What is a Ventilator

What is a Ventilator | when should you buy one?

The Covid-19 pandemic has cast a spotlight on Ventilator/ventilators—but few know much about what they do or how they work.

What is a Ventilator?

A ventilator is a device that supports or takes over the breathing process, pumping air into the lungs. People who stay in intensive care units (ICU) may need the support of a ventilator. This includes people with severe COVID-19 symptoms.

A ventilator is a machine that helps you take breaths if you can’t do it on your own. It’s commonly called a ‘mechanical ventilator’. It’s called by different other names such as ‘breathing machine’ or ‘respirator’ but the respirator is usually the mask that medical workers wear when they attend the patients. 

A ventilator is a machine that is connected to you with the help of tubes that connect to your airways.

Watch this video to know in detail about how the ventilators work and when should you exactly take support of one.

Why do we need one?

Usually when we breathe the oxygen enters our lungs and carbon dioxide is expelled. But in some medical cases that process of breathing gets difficult and there will be a need for an external pressure to pump in that oxygen and even helps to pull out the air (CO2) from the lungs using the tubes that are connected to the machine and inserted in your mouth down to the windpipe.

We can even set the number of breaths that should be taken per minute. The great part is even if you did not breathe the ventilator does its work of pumping in the air automatically.

Downsides of a ventilator

You won’t be able to eat and drink anything as the tubes are placed in your windpipe through the mouth.

But how do we get essential nutrients?

For that, the IV arrangements are done and directly sent through the needles into the veins.

How does covid-19 affect our lungs?

If the body’s immune system does not fight the infection, through ARDS (acute respiratory distress syndrome) the infection can travel to the lungs and cause a potentially fatal condition.

In ARDS the alveoli (which helps in the exchange of oxygen and carbon dioxide with the blood) will start filling with fluids which diminishes the lung’s ability to provide vital organs with the required amount of oxygen.

ARDS can be very dangerous and that is the main reason why people have to opt for a ventilator to survive on.

When can one come off the ventilator?

The casualty can be weaned off the ventilator once he or she resumes breathing on their own. 

Weaning is a gradual process where the casualty stays connected to the ventilator and they are allowed to breathe on their own.
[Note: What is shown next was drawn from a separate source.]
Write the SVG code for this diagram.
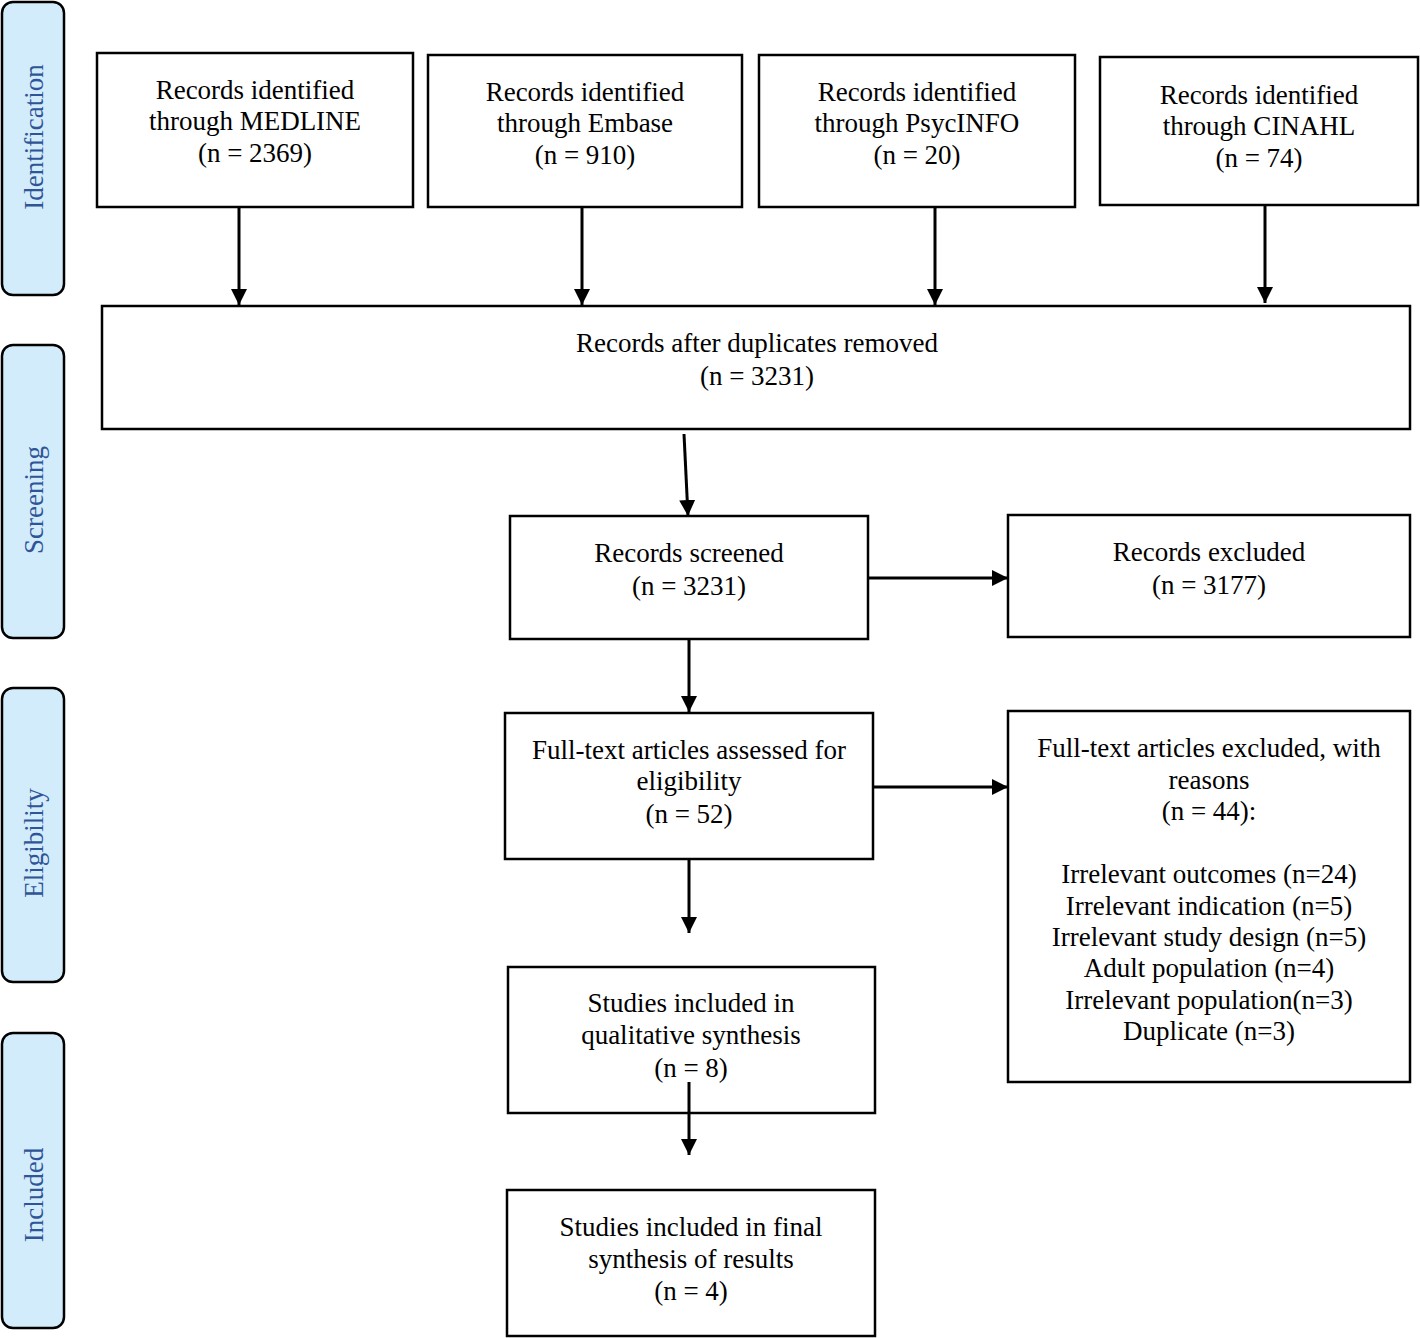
<svg xmlns="http://www.w3.org/2000/svg" width="1420" height="1338" viewBox="0 0 1420 1338">
<style>
.box{fill:#fff;stroke:#000;stroke-width:2.5}
.side{fill:#d2ecfb;stroke:#000;stroke-width:2.5}
.t{font-family:"Liberation Serif","Times New Roman",serif;font-size:27px;fill:#000;text-anchor:middle}
.s{font-family:"Liberation Serif","Times New Roman",serif;font-size:27px;fill:#2f5597;text-anchor:middle}
.c{stroke:#000;stroke-width:3;fill:none;marker-end:url(#ah)}
</style>
<defs>
<marker id="ah" markerUnits="userSpaceOnUse" markerWidth="16" markerHeight="16" refX="16" refY="8" orient="auto" viewBox="0 0 16 16">
<path d="M0,0 L16,8 L0,16 z" fill="#000"/>
</marker>
</defs>
<rect width="1420" height="1338" fill="#fff"/>
<g id="side-identification"><rect class="side" x="2" y="2" width="62" height="293" rx="11"/><text class="s" transform="translate(43,137) rotate(-90)">Identification</text></g>
<g id="side-screening"><rect class="side" x="2" y="345" width="62" height="293" rx="11"/><text class="s" transform="translate(43,500) rotate(-90)">Screening</text></g>
<g id="side-eligibility"><rect class="side" x="2" y="688" width="62" height="294" rx="11"/><text class="s" transform="translate(43,843) rotate(-90)">Eligibility</text></g>
<g id="side-included"><rect class="side" x="2" y="1033" width="62" height="295" rx="11"/><text class="s" transform="translate(43,1195) rotate(-90)">Included</text></g>

<g id="medline"><rect class="box" x="97" y="53" width="316" height="154"/><text class="t" x="255" y="99">Records identified</text><text class="t" x="255" y="130">through MEDLINE</text><text class="t" x="255" y="162">(n = 2369)</text></g>
<g id="embase"><rect class="box" x="428" y="55" width="314" height="152"/><text class="t" x="585" y="101">Records identified</text><text class="t" x="585" y="132">through Embase</text><text class="t" x="585" y="164">(n = 910)</text></g>
<g id="psycinfo"><rect class="box" x="759" y="55" width="316" height="152"/><text class="t" x="917" y="101">Records identified</text><text class="t" x="917" y="132">through PsycINFO</text><text class="t" x="917" y="164">(n = 20)</text></g>
<g id="cinahl"><rect class="box" x="1100" y="57" width="318" height="148"/><text class="t" x="1259" y="104">Records identified</text><text class="t" x="1259" y="135">through CINAHL</text><text class="t" x="1259" y="167">(n = 74)</text></g>
<g id="duplicates"><rect class="box" x="102" y="306" width="1308" height="123"/><text class="t" x="757" y="352">Records after duplicates removed</text><text class="t" x="757" y="385">(n = 3231)</text></g>
<g id="screened"><rect class="box" x="510" y="516" width="358" height="123"/><text class="t" x="689" y="562">Records screened</text><text class="t" x="689" y="595">(n = 3231)</text></g>
<g id="excluded"><rect class="box" x="1008" y="515" width="402" height="122"/><text class="t" x="1209" y="561">Records excluded</text><text class="t" x="1209" y="594">(n = 3177)</text></g>
<g id="fulltext"><rect class="box" x="505" y="713" width="368" height="146"/><text class="t" x="689" y="759">Full-text articles assessed for</text><text class="t" x="689" y="790">eligibility</text><text class="t" x="689" y="823">(n = 52)</text></g>
<g id="fulltext-excluded"><rect class="box" x="1008" y="711" width="402" height="371"/>
<text class="t" x="1209" y="757">Full-text articles excluded, with</text>
<text class="t" x="1209" y="789">reasons</text>
<text class="t" x="1209" y="820">(n = 44):</text>
<text class="t" x="1209" y="883">Irrelevant outcomes (n=24)</text>
<text class="t" x="1209" y="915">Irrelevant indication (n=5)</text>
<text class="t" x="1209" y="946">Irrelevant study design (n=5)</text>
<text class="t" x="1209" y="977">Adult population (n=4)</text>
<text class="t" x="1209" y="1009">Irrelevant population(n=3)</text>
<text class="t" x="1209" y="1040">Duplicate (n=3)</text></g>
<g id="qualitative"><rect class="box" x="508" y="967" width="367" height="146"/><text class="t" x="691" y="1012">Studies included in</text><text class="t" x="691" y="1044">qualitative synthesis</text><text class="t" x="691" y="1077">(n = 8)</text></g>
<g id="final"><rect class="box" x="507" y="1190" width="368" height="146"/><text class="t" x="691" y="1236">Studies included in final</text><text class="t" x="691" y="1268">synthesis of results</text><text class="t" x="691" y="1300">(n = 4)</text></g>

<g id="connectors">
<line class="c" x1="239" y1="207" x2="239" y2="305"/>
<line class="c" x1="582" y1="207" x2="582" y2="305"/>
<line class="c" x1="935" y1="207" x2="935" y2="305"/>
<line class="c" x1="1265" y1="205" x2="1265" y2="303"/>
<line class="c" x1="684" y1="434" x2="688" y2="516"/>
<line class="c" x1="868" y1="578" x2="1008" y2="578"/>
<line class="c" x1="689" y1="639" x2="689" y2="712"/>
<line class="c" x1="873" y1="787" x2="1008" y2="787"/>
<line class="c" x1="689" y1="860" x2="689" y2="933"/>
<line class="c" x1="689" y1="1082" x2="689" y2="1155"/>
</g>
</svg>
When certain milestones are achieved, the doctors may decide to try taking the patient off the ventilator for a trial. If it’s not successful, weaning can be attempted another time.

Risks of being on a ventilator?

Since the pumping of air isn’t a natural process there are cons attached to it.

Due to the repeated and continuous air pressure by an external machine, there are high chances of damaging the lungs.

Usage of tubes do pump the air there are chances of bacteria getting into the lungs and we can expect pneumonia.

Delirium is another concern and fits in with what is called post-ICU syndrome (PICS), a collection of problems that can present—and linger—after a critical illness. 

What happens if you decide that you wouldn’t want to be on a ventilator?

When you decide not to go ahead with the ventilator support, the healthcare team would still treat you with non-invasive methods to deliver the oxygen to you. 

They would treat you for any distressing symptoms and ensure that you’re comfortable as possible.

No matter what you decide about your care, the healthcare people would respect your decision.

But it’s recommended to stay on a ventilator as the experts know what’s good for you and what’s not.